European nations had been plagued by poverty, wars, killing, totalitarianism, witch hunting... For centuries, so when they reach the New World they continue to behave the same way they have been behaving until that point.
The only good part is that some countries were conquered and dominated by cultures that did not exterminated them. There was some mixing between peoples and the culture was enriched by that exchange.
It'd be nice
Not really the same thing you are talking about, and not global, but it can be fascinating to look at. You can see old logging railroads and things like that in Michigan, and trace them to where they collected and dumped into rivers.
https://apps.nationalmap.gov/lidar-explorer/
Click on a covered area, click one of the green icons listed next to each data set, then click on Potree Viewer in order to get to the 3D viewer (Potree in this case; I haven't tried the other one much).
Scroll down the sidebar and change the dropdown that says "intensity" to say "elevation". Right below that, tweak the slider bar to select the min and max elevations so that the landscape you're looking at gets colored with all the colors. At the very top, reduce the radius to 0 and increase the strength to 1.0. And if your hardware can handle it, increase the point budget to whatever is still responsive. Lastly, under filters, deselect everything except ground, if you want to see the ground instead of vegetation and buildings.

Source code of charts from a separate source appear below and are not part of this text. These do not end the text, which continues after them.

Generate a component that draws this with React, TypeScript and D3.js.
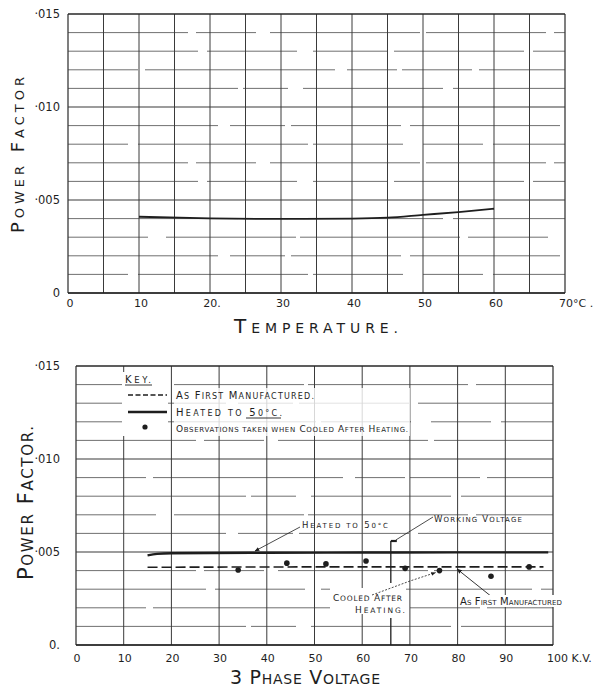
import React from "react";
import * as d3 from "d3";

// ---------- Data ----------
// Top chart: Power factor vs temperature
const tempC = [10, 20, 30, 40, 45, 50, 55, 60];
const tempPF = [0.0041, 0.00401, 0.00398, 0.004, 0.00405, 0.0042, 0.00435, 0.00453];
const tempTicks = [0, 10, 20, 30, 40, 50, 60];
const tempTickLabels = ["0", "10", "20.", "30", "40", "50", "60"];

// Bottom chart: power factor vs 3-phase voltage
const heatedKV = [15, 17, 20, 40, 60, 80, 99];
const heatedPF = [0.00482, 0.0049, 0.00493, 0.00496, 0.00497, 0.00498, 0.00498];
const manufKV = [15, 50, 98];
const manufPF = [0.00418, 0.0042, 0.0042];
const cooledKV = [34, 44.2, 52.4, 60.8, 69, 76.2, 87, 95];
const cooledPF = [0.00403, 0.0044, 0.00436, 0.00452, 0.00412, 0.004, 0.0037, 0.0042];
const workingVoltage = 66;
const kvTicks = [0, 10, 20, 30, 40, 50, 60, 70, 80, 90];
const pfTicks = [0.015, 0.01, 0.005, 0];
const pfTickLabels = ["·015", "·010", "·005", "0"];

const ink = "#1e1e1e";
const grid = "#3a3a3a";
const font = "'DejaVu Sans', sans-serif";

const dashPatterns = [
  "120 8 60 14 150 6",
  "60 10 170 5 90 20",
  "150 12 55 6 110 9",
  "80 18 130 4 160 8",
  "170 5 45 15 140 10",
  "70 7 190 12 50 5",
  "130 9 90 16 75 6",
];

// Hand-lettered caps: first letter of each capitalised word larger
function Caps(props: {
  x?: number;
  y?: number;
  transform?: string;
  text: string;
  big: number;
  small: number;
  len?: number;
}) {
  const words = props.text.split(" ");
  return (
    <text
      x={props.x}
      y={props.y}
      transform={props.transform}
      fontFamily={font}
      fill={ink}
      textLength={props.len}
      lengthAdjust={props.len ? "spacing" : undefined}
    >
      {words.map((w, i) => {
        const first = w[0];
        const isCap = first === first.toUpperCase();
        return (
          <React.Fragment key={i}>
            <tspan fontSize={isCap ? props.big : props.small}>
              {(i > 0 ? " " : "") + first.toUpperCase()}
            </tspan>
            <tspan fontSize={props.small}>{w.slice(1).toUpperCase()}</tspan>
          </React.Fragment>
        );
      })}
    </text>
  );
}

export default function App() {
  // ---------- Top scales ----------
  const xT = d3.scaleLinear().domain([0, 70]).range([68, 565]);
  const yT = d3.scaleLinear().domain([0, 0.015]).range([293, 14]);
  // ---------- Bottom scales ----------
  const xB = d3.scaleLinear().domain([0, 100]).range([76, 553]);
  const yB = d3.scaleLinear().domain([0, 0.015]).range([645, 366]);

  const hLevels = d3.range(0, 16).map((i) => i * 0.001);

  const tempLine = d3
    .line<number>()
    .x((_, i) => xT(tempC[i]))
    .y((d) => yT(d))
    .curve(d3.curveMonotoneX)(tempPF) as string;

  const heatedLine = d3
    .line<number>()
    .x((_, i) => xB(heatedKV[i]))
    .y((d) => yB(d))
    .curve(d3.curveMonotoneX)(heatedPF) as string;

  const manufLine = d3
    .line<number>()
    .x((_, i) => xB(manufKV[i]))
    .y((d) => yB(d))(manufPF) as string;

  const txt = (extra: any = {}) => ({
    fontFamily: font,
    fill: ink,
    ...extra,
  });

  const wvX = xB(workingVoltage);

  return (
    <svg
      width={600}
      height={688}
      style={{ position: "absolute", left: 0, top: 0, background: "#fff" }}
    >
      <defs>
        <marker id="arr" viewBox="0 0 10 10" refX="9" refY="5" markerWidth="6" markerHeight="6" orient="auto">
          <path d="M0,1 L10,5 L0,9 z" fill={ink} />
        </marker>
      </defs>
      <rect x={0} y={0} width={600} height={688} fill="#fff" />

      {/* ================= TOP CHART ================= */}
      <g>
        {hLevels.map((v, i) => {
          const major = i % 5 === 0;
          return (
            <line
              key={"th" + i}
              x1={xT(0)}
              x2={xT(70)}
              y1={yT(v)}
              y2={yT(v)}
              stroke={grid}
              strokeWidth={major ? 1.2 : 0.9}
              strokeDasharray={major ? undefined : dashPatterns[i % dashPatterns.length]}
              opacity={major ? 1 : 0.8}
            />
          );
        })}
        {d3.range(0, 75, 5).map((v, i) => (
          <line
            key={"tv" + i}
            x1={xT(v)}
            x2={xT(v)}
            y1={yT(0.015)}
            y2={yT(0)}
            stroke={grid}
            strokeWidth={v === 0 || v === 70 ? 1.3 : 1}
          />
        ))}
        <line x1={xT(0)} x2={xT(70)} y1={yT(0)} y2={yT(0)} stroke={ink} strokeWidth={1.4} />
        <line x1={xT(0)} x2={xT(70)} y1={yT(0.015)} y2={yT(0.015)} stroke={ink} strokeWidth={1.2} />

        <path d={tempLine} fill="none" stroke={ink} strokeWidth={1.8} />

        {pfTicks.map((v, i) => (
          <text
            key={"tyl" + i}
            x={xT(0) - 8}
            y={yT(v) + 4}
            textAnchor="end"
            {...txt({ fontSize: 11.5 })}
          >
            {pfTickLabels[i]}
          </text>
        ))}
        {tempTicks.map((v, i) => (
          <text key={"txl" + i} x={xT(v) + 2} y={307} textAnchor="middle" {...txt({ fontSize: 11 })}>
            {tempTickLabels[i]}
          </text>
        ))}
        <text x={xT(70) - 6} y={307} {...txt({ fontSize: 11 })}>
          70°C .
        </text>
        <Caps x={234} y={333} text="Temperature." big={20} small={14} len={164} />
        <Caps transform="translate(24,233) rotate(-90)" text="Power Factor" big={18} small={13} len={156} />
      </g>

      {/* ================= BOTTOM CHART ================= */}
      <g>
        {hLevels.map((v, i) => {
          const major = i % 5 === 0;
          return (
            <line
              key={"bh" + i}
              x1={xB(0)}
              x2={xB(100)}
              y1={yB(v)}
              y2={yB(v)}
              stroke={grid}
              strokeWidth={major ? 1.2 : 0.9}
              strokeDasharray={major ? undefined : dashPatterns[(i + 3) % dashPatterns.length]}
              opacity={major ? 1 : 0.8}
            />
          );
        })}
        {d3.range(0, 110, 10).map((v, i) => (
          <line
            key={"bv" + i}
            x1={xB(v)}
            x2={xB(v)}
            y1={yB(0.015)}
            y2={yB(0)}
            stroke={grid}
            strokeWidth={v === 0 || v === 100 ? 1.3 : 1}
          />
        ))}
        <line x1={xB(0)} x2={xB(100)} y1={yB(0)} y2={yB(0)} stroke={ink} strokeWidth={1.4} />
        <line x1={xB(0)} x2={xB(100)} y1={yB(0.015)} y2={yB(0.015)} stroke={ink} strokeWidth={1.2} />

        {/* Legend */}
        <rect x={122} y={372} width={46} height={64} fill="#fff" />
        <rect x={174} y={388} width={236} height={48} fill="#fff" opacity={0.8} />
        <Caps x={125} y={383} text="Key." big={10} small={8.5} len={26} />
        <line x1={125} x2={152} y1={385} y2={385} stroke={ink} strokeWidth={0.9} />
        <line x1={128} x2={167} y1={395} y2={395} stroke={ink} strokeWidth={1.6} strokeDasharray="5 2.5" />
        <line x1={128} x2={167} y1={412} y2={412} stroke={ink} strokeWidth={2.6} />
        <circle cx={145} cy={427} r={2.6} fill={ink} />
        <Caps x={176} y={399} text="As First Manufactured." big={10} small={8} len={138} />
        <Caps x={176} y={416} text="Heated to 50°C." big={10} small={8} len={106} />
        <line x1={246} x2={281} y1={418} y2={418} stroke={ink} strokeWidth={0.9} />
        <Caps x={176} y={432} text="Observations taken when Cooled After Heating." big={9} small={7} len={232} />

        {/* Data lines */}
        <path d={heatedLine} fill="none" stroke={ink} strokeWidth={2.4} />
        <path d={manufLine} fill="none" stroke={ink} strokeWidth={1.6} strokeDasharray="10 4" />
        {cooledPF.map((v, i) => (
          <circle key={"c" + i} cx={xB(cooledKV[i])} cy={yB(v)} r={2.8} fill={ink} />
        ))}

        {/* Working voltage marker */}
        <line x1={wvX} x2={wvX} y1={541} y2={583} stroke={ink} strokeWidth={1.3} />
        <line x1={wvX} x2={wvX} y1={618} y2={yB(0)} stroke={ink} strokeWidth={1.3} />
        <line x1={wvX} x2={wvX + 6} y1={541} y2={541} stroke={ink} strokeWidth={2.2} />
        <line x1={wvX + 5} x2={433} y1={540} y2={517} stroke={ink} strokeWidth={0.8} />
        <Caps x={434} y={522} text="Working Voltage" big={8.5} small={7} len={88} />

        {/* Heated to 50°C annotation */}
        <line x1={300} x2={255} y1={527} y2={551} stroke={ink} strokeWidth={0.8} markerEnd="url(#arr)" />
        <Caps x={302} y={528} text="Heated to 50°C" big={8.5} small={7} len={86} />

        {/* Cooled after heating annotation */}
        <rect x={330} y={588} width={76} height={26} fill="#fff" />
        <polyline
          points={`372,595 410,581 ${xB(cooledKV[5]) - 4},${yB(cooledPF[5]) + 2}`}
          fill="none"
          stroke={ink}
          strokeWidth={0.8}
          strokeDasharray="2 1.5"
          markerEnd="url(#arr)"
        />
        <Caps x={333} y={601} text="Cooled After" big={9} small={7.5} len={69} />
        <Caps x={355} y={613} text="Heating." big={9} small={7.5} len={50} />

        {/* As first manufactured annotation */}
        <line x1={492} x2={457} y1={597} y2={569} stroke={ink} strokeWidth={0.9} markerEnd="url(#arr)" />
        <rect x={459} y={595} width={104} height={12} fill="#fff" />
        <Caps x={460} y={605} text="As First Manufactured" big={10} small={7} len={102} />

        {/* Axes text */}
        {pfTicks.map((v, i) => (
          <text
            key={"byl" + i}
            x={xB(0) - 16}
            y={yB(v) + 4}
            textAnchor="end"
            {...txt({ fontSize: 11.5 })}
          >
            {i === 3 ? "0." : pfTickLabels[i]}
          </text>
        ))}
        {kvTicks.map((v, i) => (
          <text key={"bxl" + i} x={xB(v) + 1} y={662} textAnchor="middle" {...txt({ fontSize: 11 })}>
            {v}
          </text>
        ))}
        <text x={xB(100) - 6} y={662} {...txt({ fontSize: 11 })}>
          100 K.V.
        </text>
        <Caps x={230} y={684} text="3 Phase Voltage" big={19} small={14} len={150} />
        <Caps transform="translate(33,580) rotate(-90)" text="Power Factor." big={21} small={15} len={154} />
      </g>
    </svg>
  );
}
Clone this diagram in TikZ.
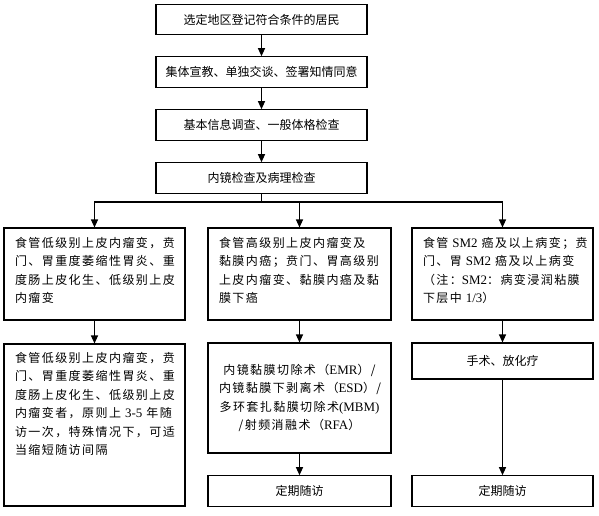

Also worth mentioning is the shaded relief derived from all this data, which you can find at:
https://apps.nationalmap.gov/3depdem/
It's very detailed and is a great starting point for your exploration of an area before jumping into the 3D viewer.
https://expeditionunknown.fandom.com/wiki/Pyramids_of_Legend...
https://expeditionunknown.fandom.com/wiki/Lost_City_of_El_Mi...
You know how light reaches the forrest floor? So does LIDAR.
If you get raw data from a LIDAR device (as opposed to the usual commercial internally "processed and smoothed" relatively low frequency data stream) you get a high frequency noisy cloud.
The HF cloud includes returns that bounced from the upper canopy and returns that bounced from the forrest floor.
You write your filters to pick the features (tree tops, tree foor, canopy density estimates, etc) you're interested in.
It's also possible to map recent snowfall depths with LIDAR | microwave RADAR tweaks.
According to [1], they rely on finding holmes in the foliage:
Lidar, of course, does not actually see through vegetation. Rather, it sees through holes in the foliage. Some of the multiple laser pulses it emits simply find openings between leaves and branches, in much the same way that sunlight filters through the forest canopy, continuing down to the ground.
[1]: https://www.gislounge.com/next-generation-lidar-seeing-the-f....
It’s important to realize that the laser pulse doesn’t remain at the same diameter the whole time; it’s path looks like a cone, albeit a very narrow cone. By the time it hits the ground it can be a couple of metres in diameter.
That two metre wide bunch of photons is what is travelling through the canopy. Some fraction hit the top of the canopy and are reflected; some fraction of the reflected photons travel back in a straight line to the detector, the rest are lost to the environment. The same process repeats until the pulse hits the ground, and whatever photons are left reflect back.
The energy returned to the detector is a tiny fraction of the energy sent out.
Smearing him as a promoter of pseudo-scientific theories without articulating your rationale is frankly weak-sauce.
I find your argument as un-compelling as those who smear others as conspiracy theorists so they can dismiss their claims without a second thought. Try harder.
Do these 'historic' finds serve any purpose for our future generations? Or would those trees have served our children better?
Some 14120 square miles of Guatemala is forested. While the 650 square miles of this archeological site represents a not-insignificant 4.6% of its forests, I doubt the archeologists are going to fell every tree and dig up every stump.
Since you care so much about trees, I have to ask, how many trees have you personally planted? How much money have you donated to tree-planting programs? Otherwise you're just virtue-signaling.